Every business depends on nature. Fewer than 1% disclose this relationship.

Alice Pickthall
Alice Pickthall
Senior Research Manager, Thought Leadership

Businesses undervalue the natural world at their own risk. That was a recurring theme at a recent panel on biodiversity and business at Oxford’s Saïd Business School, which brought together voices from academia, finance, mining, and the water industry.

Less than 1% of publicly reporting companies mention their impacts on biodiversity in their disclosures, according to the IPBES Business and Biodiversity report published in February. That’s despite the fact that, as the multinational organisation puts it, “Every business depends on biodiversity, and every business impacts biodiversity.”

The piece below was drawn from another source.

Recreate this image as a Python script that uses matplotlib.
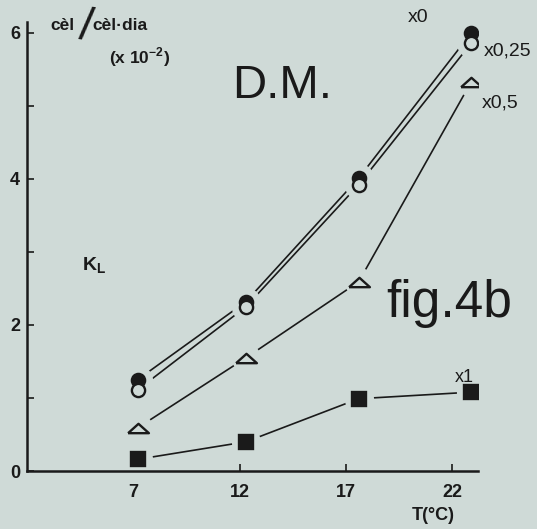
import matplotlib
matplotlib.use("Agg")
import matplotlib.pyplot as plt

# data (K_L, cel/cel.dia x 10^-2)
temps = [7, 12, 17, 22]
x_pos = [7.2, 12.3, 17.6, 22.9]      # markers sit a bit right of the ticks
k_x0 = [1.25, 2.32, 4.01, 6.0]
k_x025 = [1.11, 2.25, 3.92, 5.86]
k_x05 = [0.59, 1.55, 2.59, 5.33]
k_x1 = [0.16, 0.40, 0.99, 1.08]

BG = '#cfdad7'
INK = '#1a1a1a'
plt.rcParams['font.family'] = ['Liberation Sans', 'DejaVu Sans']

fig = plt.figure(figsize=(5.37, 5.29), dpi=100)
fig.patch.set_facecolor(BG)
ax = fig.add_axes([0.0503, 0.1096, 0.840, 0.849])
ax.set_facecolor(BG)

tri = [(-1, -0.45), (1, -0.45), (0, 0.45), (-1, -0.45)]

series = [
    (k_x0, 'o', INK, 9.5),
    (k_x025, 'o', BG, 9.5),
    (k_x05, tri, BG, 15),
    (k_x1, 's', INK, 9.5),
]

# lines first, then a background halo so the lines stop short of the markers
for ys, m, fc, ms in series:
    ax.plot(x_pos, ys, '-', color=INK, lw=1.2, zorder=1)
for ys, m, fc, ms in series:
    ax.plot(x_pos, ys, 'o', ls='none', ms=21, mfc=BG, mec='none', zorder=2)
for ys, m, fc, ms in series:
    ax.plot(x_pos, ys, marker=m, ls='none', ms=ms, mfc=fc, mec=INK,
            mew=1.7, zorder=3)

ax.set_xlim(2.0, 23.22)
ax.set_ylim(0, 6.15)
for s in ['top', 'right']:
    ax.spines[s].set_visible(False)
for s in ['left', 'bottom']:
    ax.spines[s].set_linewidth(1.8)
    ax.spines[s].set_color(INK)

ax.set_xticks(temps)
ax.set_xticklabels([str(t) for t in temps])
ax.set_yticks([0, 1, 2, 3, 4, 5, 6])
ax.set_yticklabels(['0', '', '2', '', '4', '', '6'])
ax.tick_params(axis='both', direction='in', length=5, width=1.2, color=INK,
               labelsize=13, labelcolor=INK)
ax.tick_params(axis='y', pad=5)
ax.tick_params(axis='x', pad=9)
for lab in ax.get_xticklabels() + ax.get_yticklabels():
    lab.set_fontweight('bold')

# annotations
def ftext(px, py, s, **kw):
    fig.text(px / 537, 1 - py / 529, s, color=INK, **kw)

ftext(50, 25, 'cèl', fontsize=12.5, fontweight='bold', va='center')
ftext(86, 28, '/', fontsize=34, va='center', ha='center', rotation=-8)
ftext(92, 25, 'cèl·dia', fontsize=12.5, fontweight='bold', va='center')
ftext(109, 57, '(x 10$^{\\mathregular{-2}}$)', fontsize=12.5, fontweight='bold',
      va='center')
ftext(232, 86, 'D.M.', fontsize=34, va='center')
ftext(386, 303, 'fig.4b', fontsize=37, va='center')
ftext(82, 266, 'K$_{\\mathregular{L}}$', fontsize=14, fontweight='bold', va='center')
ftext(408, 18, 'x0', fontsize=14, va='center')
ftext(484, 51, 'x0,25', fontsize=14, va='center')
ftext(482, 103, 'x0,5', fontsize=14, va='center')
ftext(455, 377, 'x1', fontsize=13, va='center')
ftext(412, 515, 'T(°C)', fontsize=13, fontweight='bold', va='center')

fig.savefig('out.png', dpi=100, facecolor=BG)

Nature has long been treated as an externality, a cost absorbed by ecosystems and communities rather than businesses, and most companies still treat biodiversity as a peripheral concern rather than a strategic one. Professor Kathy Willis, a biodiversity scientist and UK parliamentarian, notes that on most boards she encounters, nature sits under ESG and is considered at the end of the meeting. It ought, she argues, to be on the risk register alongside every other material business risk.  

Too often, a green roof on the factory and a tree-planting initiative pass for serious strategy, while trillions of dollars of potential impact sit in industrial processes, supply chains, and waste streams. David Craig, co-chair of the TNFD, a market-led global taskforce for reporting and acting on nature-related risks, calls this the “bees and trees problem.” 

The language is part of the issue. Craig argues that the word “biodiversity” triggers a “complexity reaction” in boardrooms, conjuring images of species counts and ecological surveys rather than the more fundamental question of what a company actually relies on to operate. He recalls a prominent technology firm that assessed its nature dependencies and concluded it had none, ignoring the water and rare earth minerals needed for its data centres and the electronic waste created by its hardware.  

Our recent research with RepRisk shows that just 16% of financial services executives rank nature and biodiversity among their top conduct risks over the past year. Yet across the economy, a growing number of investors and regulators are beginning to scrutinise nature-related risks with the same rigour they now apply to climate.

Coca-Cola offers one example of the emerging business case for managing environmental impact. By mapping its water dependencies at the local catchment level rather than relying on global averages, the beverage giant has reduced the water it uses per litre of product from roughly three litres to under two, reducing costs and improving supply resilience across operations in more than 200 countries. 

The argument that companies lack the tools to act is increasingly difficult to sustain. The TNFD provides a measurement framework organised around the five scientifically identified drivers of harm to the natural world: land use change, resource overuse, invasive species, pollution, and climate change. The IPBES report, meanwhile, sets out more than 100 specific actions for businesses, governments, and financial institutions, including mapping nature dependencies, reforming harmful subsidies, and improving disclosure across value chains. Few companies can now credibly claim they don’t know how to begin.